In the data below, find every line with the string "this" and pull it out.

- **Excerpted data**
■ ■ ■ ■
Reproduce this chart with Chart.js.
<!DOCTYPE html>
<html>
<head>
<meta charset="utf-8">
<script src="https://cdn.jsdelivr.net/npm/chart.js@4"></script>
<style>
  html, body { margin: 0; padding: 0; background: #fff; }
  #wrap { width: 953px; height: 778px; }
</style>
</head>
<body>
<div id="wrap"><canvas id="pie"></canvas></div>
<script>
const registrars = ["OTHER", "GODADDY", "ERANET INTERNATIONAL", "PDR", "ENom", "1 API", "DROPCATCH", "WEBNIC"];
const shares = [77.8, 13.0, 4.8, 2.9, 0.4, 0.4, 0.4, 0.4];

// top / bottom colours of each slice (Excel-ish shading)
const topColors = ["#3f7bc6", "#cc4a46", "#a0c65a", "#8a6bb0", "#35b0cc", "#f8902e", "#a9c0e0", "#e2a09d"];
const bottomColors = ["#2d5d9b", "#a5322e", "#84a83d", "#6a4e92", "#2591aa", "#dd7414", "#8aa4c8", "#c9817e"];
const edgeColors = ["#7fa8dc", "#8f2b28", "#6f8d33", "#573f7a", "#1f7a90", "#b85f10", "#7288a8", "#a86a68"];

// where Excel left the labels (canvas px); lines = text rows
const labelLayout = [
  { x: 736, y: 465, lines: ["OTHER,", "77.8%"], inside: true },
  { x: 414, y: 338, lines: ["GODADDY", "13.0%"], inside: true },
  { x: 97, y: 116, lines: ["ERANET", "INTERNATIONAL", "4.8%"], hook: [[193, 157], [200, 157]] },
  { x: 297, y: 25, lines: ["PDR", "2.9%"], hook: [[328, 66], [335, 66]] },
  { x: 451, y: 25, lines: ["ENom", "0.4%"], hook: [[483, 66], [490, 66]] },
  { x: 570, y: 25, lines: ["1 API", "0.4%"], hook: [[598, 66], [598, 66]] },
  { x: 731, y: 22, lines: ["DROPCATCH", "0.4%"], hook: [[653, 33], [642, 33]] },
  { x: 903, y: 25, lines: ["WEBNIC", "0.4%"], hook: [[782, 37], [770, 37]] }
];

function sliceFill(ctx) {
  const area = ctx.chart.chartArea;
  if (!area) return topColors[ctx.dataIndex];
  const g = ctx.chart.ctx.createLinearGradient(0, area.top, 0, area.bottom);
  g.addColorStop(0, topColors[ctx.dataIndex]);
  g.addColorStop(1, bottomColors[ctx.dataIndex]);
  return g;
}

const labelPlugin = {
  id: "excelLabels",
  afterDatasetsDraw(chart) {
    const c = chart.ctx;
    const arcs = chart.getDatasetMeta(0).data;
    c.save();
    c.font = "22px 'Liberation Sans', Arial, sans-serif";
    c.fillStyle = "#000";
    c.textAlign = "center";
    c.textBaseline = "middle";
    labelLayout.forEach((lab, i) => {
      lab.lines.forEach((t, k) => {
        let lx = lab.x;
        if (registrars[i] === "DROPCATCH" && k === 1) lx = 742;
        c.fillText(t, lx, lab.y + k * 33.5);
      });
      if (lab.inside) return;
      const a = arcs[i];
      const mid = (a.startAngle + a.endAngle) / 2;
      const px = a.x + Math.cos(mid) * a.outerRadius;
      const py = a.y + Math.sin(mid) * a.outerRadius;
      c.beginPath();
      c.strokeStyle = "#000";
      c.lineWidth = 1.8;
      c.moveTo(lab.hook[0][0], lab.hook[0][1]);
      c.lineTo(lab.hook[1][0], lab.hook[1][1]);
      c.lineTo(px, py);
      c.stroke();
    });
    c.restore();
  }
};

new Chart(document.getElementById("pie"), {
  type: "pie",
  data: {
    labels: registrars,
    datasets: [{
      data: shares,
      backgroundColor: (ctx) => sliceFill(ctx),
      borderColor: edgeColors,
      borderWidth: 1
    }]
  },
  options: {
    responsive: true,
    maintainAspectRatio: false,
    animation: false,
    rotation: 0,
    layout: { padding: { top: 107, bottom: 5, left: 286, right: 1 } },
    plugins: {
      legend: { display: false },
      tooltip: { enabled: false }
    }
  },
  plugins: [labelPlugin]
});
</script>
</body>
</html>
■ ■ ■ ■
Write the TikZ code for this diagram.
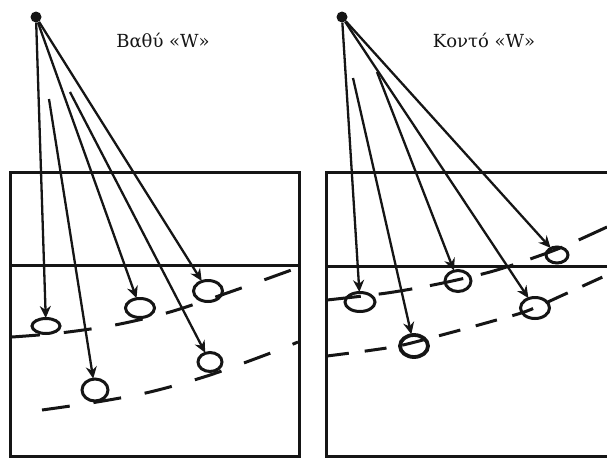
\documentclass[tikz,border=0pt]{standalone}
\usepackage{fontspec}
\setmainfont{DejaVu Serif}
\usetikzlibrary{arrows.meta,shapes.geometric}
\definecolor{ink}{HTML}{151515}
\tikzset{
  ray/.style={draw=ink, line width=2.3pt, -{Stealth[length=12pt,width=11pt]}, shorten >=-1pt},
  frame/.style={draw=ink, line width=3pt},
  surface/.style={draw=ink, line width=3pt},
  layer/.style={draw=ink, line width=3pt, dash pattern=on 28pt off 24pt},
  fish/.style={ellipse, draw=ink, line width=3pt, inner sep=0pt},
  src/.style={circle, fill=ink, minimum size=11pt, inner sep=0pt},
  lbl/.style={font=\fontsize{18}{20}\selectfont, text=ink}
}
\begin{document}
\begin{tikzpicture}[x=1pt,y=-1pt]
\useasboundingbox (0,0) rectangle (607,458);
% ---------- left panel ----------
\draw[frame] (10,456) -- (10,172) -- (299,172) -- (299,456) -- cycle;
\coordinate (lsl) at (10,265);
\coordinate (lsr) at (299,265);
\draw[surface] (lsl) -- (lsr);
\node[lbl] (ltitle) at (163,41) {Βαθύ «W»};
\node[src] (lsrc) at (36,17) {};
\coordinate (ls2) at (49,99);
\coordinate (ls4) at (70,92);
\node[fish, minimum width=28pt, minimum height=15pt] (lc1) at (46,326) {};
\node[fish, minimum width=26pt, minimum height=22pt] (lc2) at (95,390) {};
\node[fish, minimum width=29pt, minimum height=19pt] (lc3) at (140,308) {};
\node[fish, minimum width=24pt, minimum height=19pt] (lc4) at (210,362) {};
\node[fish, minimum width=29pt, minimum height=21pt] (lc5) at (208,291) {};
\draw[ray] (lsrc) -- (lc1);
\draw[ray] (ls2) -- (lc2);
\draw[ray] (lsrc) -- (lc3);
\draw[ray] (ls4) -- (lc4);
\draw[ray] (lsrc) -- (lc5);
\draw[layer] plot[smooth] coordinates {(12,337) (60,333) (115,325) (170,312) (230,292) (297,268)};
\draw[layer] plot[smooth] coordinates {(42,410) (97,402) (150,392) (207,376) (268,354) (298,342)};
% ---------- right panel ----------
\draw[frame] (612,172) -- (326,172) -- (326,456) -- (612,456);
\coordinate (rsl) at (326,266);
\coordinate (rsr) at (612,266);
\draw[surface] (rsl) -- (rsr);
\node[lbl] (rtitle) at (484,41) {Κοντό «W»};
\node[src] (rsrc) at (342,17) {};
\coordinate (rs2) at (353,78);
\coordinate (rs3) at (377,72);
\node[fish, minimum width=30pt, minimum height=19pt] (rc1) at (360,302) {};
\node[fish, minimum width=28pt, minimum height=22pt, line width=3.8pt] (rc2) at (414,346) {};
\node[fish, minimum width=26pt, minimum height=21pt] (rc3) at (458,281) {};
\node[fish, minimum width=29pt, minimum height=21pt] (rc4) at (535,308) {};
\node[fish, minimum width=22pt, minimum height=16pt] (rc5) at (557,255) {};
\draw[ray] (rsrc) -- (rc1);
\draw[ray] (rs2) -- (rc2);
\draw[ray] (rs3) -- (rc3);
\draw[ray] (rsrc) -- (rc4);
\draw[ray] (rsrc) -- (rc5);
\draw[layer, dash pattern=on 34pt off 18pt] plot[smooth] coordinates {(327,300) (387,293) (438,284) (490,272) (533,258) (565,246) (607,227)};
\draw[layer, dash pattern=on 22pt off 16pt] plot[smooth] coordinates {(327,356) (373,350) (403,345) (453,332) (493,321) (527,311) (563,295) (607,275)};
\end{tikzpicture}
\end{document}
■ ■ ■ ■
- **Task output**
Reproduce this chart with Chart.js.
Write the TikZ code for this diagram.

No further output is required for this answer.